EXERCISE DETAILS -
In the entries, find all lines that hold the word "this" and copy them.

[Dataset items]

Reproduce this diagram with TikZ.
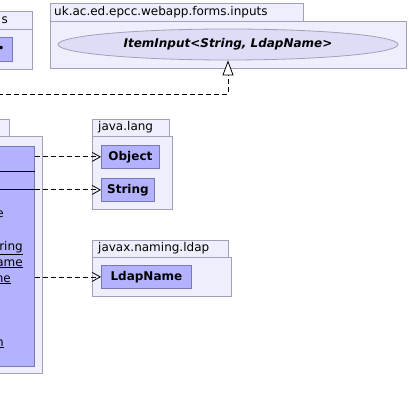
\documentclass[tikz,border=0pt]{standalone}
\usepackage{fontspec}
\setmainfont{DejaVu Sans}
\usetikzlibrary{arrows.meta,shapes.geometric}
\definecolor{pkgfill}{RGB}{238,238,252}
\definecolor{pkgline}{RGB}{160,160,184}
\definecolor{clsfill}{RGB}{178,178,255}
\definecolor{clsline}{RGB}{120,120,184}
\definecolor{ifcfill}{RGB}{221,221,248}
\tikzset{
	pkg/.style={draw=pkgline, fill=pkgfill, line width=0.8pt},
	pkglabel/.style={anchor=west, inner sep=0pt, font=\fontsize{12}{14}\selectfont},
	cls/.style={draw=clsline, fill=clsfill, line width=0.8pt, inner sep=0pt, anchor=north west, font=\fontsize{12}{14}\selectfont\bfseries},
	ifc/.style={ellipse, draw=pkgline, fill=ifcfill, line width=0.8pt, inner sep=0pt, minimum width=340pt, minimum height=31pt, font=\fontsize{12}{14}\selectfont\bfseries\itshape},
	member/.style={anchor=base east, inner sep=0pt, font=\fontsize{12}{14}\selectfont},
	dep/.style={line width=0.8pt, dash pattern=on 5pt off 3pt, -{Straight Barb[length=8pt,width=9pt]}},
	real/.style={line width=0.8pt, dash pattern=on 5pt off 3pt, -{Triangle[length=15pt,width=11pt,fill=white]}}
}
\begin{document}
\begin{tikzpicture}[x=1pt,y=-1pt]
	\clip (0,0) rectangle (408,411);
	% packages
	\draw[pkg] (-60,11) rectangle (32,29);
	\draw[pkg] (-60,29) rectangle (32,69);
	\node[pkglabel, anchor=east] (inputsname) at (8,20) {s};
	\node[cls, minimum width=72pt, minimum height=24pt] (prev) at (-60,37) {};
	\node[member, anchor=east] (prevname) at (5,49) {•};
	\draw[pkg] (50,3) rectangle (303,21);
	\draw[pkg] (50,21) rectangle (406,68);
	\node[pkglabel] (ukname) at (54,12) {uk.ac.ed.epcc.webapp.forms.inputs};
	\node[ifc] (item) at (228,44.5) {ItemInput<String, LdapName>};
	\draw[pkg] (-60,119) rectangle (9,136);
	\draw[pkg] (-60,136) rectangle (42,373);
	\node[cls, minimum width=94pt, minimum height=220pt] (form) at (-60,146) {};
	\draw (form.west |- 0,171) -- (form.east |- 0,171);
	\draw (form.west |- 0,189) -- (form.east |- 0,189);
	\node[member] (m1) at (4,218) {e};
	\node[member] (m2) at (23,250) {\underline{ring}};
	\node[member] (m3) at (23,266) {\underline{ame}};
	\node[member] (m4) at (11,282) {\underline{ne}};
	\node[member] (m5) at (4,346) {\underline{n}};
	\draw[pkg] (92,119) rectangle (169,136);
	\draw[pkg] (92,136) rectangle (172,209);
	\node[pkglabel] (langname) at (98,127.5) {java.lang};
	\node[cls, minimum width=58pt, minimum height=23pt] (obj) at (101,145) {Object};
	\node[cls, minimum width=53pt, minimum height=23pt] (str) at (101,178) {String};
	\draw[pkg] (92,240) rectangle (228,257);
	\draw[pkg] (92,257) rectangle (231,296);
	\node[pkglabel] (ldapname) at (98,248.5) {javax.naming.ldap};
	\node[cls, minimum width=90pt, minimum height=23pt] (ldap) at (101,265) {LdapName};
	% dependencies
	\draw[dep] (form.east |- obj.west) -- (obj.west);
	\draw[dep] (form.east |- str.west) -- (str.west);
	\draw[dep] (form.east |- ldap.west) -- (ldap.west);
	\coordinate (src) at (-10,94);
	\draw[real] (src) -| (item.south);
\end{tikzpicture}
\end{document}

...

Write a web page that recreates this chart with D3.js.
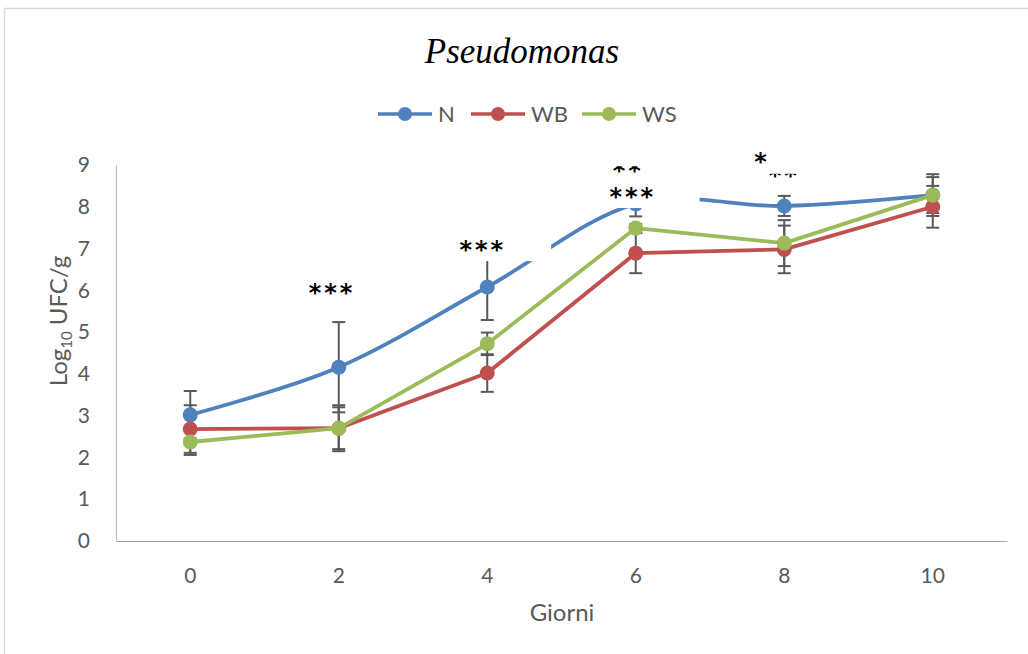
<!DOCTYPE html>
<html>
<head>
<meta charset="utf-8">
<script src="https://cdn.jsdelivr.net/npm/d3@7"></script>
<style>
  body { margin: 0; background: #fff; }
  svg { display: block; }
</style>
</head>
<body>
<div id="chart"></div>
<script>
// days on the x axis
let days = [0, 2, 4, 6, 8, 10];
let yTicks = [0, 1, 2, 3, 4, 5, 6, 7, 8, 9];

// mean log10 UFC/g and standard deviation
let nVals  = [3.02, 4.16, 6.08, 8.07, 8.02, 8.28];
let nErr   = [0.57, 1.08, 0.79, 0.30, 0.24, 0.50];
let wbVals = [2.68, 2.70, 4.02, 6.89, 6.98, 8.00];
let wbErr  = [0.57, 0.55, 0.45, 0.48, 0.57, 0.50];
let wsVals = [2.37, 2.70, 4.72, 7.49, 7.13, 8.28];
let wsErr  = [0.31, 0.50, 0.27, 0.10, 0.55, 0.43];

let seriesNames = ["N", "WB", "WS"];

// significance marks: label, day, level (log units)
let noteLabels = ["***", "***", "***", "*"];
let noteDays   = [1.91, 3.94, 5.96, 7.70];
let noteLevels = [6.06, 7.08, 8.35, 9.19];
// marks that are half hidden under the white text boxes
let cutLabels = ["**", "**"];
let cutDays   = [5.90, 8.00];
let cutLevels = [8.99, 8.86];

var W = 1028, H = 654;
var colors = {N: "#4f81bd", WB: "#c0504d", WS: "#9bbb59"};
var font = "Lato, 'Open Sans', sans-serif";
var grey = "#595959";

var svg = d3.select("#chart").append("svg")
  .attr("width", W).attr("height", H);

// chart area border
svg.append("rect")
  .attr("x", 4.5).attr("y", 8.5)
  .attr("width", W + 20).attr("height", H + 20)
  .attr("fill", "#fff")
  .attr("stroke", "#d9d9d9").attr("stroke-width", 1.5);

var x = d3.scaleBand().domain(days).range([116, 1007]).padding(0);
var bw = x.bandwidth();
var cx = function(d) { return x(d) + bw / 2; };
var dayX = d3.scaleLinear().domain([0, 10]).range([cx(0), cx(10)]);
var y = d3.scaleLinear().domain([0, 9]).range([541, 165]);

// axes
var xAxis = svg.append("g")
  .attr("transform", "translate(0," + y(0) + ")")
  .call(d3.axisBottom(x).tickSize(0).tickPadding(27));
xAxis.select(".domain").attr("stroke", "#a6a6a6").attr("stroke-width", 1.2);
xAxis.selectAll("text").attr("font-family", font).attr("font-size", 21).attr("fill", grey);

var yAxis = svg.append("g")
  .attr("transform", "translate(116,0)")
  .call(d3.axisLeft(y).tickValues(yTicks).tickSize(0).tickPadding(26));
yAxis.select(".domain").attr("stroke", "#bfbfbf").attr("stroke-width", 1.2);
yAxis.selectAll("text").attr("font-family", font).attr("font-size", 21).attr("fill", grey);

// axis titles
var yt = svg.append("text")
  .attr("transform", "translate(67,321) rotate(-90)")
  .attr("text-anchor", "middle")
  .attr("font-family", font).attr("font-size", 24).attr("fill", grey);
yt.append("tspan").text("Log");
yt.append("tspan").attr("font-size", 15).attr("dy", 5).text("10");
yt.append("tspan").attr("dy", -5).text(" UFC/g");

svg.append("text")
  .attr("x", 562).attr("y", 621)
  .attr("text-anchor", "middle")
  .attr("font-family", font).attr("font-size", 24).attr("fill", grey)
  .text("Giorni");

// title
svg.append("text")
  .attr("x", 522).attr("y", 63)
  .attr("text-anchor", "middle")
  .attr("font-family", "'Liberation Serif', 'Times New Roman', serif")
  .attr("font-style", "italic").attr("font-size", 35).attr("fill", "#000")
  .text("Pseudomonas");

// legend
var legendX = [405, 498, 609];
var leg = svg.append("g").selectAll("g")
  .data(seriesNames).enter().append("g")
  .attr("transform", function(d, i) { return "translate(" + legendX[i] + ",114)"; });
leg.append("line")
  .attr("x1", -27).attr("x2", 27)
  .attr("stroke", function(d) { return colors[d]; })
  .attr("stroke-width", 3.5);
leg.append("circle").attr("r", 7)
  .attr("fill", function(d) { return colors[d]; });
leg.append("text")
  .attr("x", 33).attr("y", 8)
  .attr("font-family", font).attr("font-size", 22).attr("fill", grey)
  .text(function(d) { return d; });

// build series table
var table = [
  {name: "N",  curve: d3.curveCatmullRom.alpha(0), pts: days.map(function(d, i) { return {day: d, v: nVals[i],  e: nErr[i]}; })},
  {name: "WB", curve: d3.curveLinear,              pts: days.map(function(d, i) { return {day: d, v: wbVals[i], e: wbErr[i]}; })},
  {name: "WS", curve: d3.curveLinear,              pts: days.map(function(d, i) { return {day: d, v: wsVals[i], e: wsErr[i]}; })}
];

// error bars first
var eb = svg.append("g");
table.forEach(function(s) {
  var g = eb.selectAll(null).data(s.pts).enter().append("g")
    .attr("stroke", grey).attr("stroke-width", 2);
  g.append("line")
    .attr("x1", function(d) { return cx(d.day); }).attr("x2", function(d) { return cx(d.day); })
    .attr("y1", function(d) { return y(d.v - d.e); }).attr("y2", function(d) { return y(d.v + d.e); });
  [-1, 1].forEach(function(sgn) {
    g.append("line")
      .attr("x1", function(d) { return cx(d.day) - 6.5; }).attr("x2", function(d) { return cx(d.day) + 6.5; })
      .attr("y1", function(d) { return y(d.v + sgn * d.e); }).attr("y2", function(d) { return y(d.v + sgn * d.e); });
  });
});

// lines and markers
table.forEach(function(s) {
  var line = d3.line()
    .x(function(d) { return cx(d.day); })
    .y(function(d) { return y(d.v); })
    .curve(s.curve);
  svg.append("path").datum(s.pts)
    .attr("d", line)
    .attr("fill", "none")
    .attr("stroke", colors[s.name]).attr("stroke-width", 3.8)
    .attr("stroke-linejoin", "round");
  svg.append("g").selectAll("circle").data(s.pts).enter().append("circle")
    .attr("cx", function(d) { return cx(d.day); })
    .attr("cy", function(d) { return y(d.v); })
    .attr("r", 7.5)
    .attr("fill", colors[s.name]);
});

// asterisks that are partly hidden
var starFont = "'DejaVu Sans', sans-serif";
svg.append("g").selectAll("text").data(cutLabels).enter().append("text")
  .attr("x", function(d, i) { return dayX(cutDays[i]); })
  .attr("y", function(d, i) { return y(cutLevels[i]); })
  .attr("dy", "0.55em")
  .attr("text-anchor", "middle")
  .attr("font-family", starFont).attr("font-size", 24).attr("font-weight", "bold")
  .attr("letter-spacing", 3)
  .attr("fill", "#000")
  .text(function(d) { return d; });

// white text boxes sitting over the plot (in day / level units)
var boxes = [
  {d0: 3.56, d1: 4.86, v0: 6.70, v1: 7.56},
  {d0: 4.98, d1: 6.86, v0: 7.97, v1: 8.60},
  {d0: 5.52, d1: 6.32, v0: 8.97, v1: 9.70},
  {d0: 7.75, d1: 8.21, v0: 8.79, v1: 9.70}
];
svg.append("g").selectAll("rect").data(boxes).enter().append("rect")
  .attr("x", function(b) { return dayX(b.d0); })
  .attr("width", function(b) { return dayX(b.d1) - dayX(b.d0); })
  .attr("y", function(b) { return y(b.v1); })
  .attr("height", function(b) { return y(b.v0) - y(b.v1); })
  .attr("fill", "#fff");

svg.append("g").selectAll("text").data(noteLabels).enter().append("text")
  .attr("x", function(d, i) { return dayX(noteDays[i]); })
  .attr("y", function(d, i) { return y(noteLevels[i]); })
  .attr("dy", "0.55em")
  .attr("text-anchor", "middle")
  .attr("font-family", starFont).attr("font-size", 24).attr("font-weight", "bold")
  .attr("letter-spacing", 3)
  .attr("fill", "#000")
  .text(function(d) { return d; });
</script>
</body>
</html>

COMPLETED TASK -
Reproduce this diagram with TikZ.
Write a web page that recreates this chart with D3.js.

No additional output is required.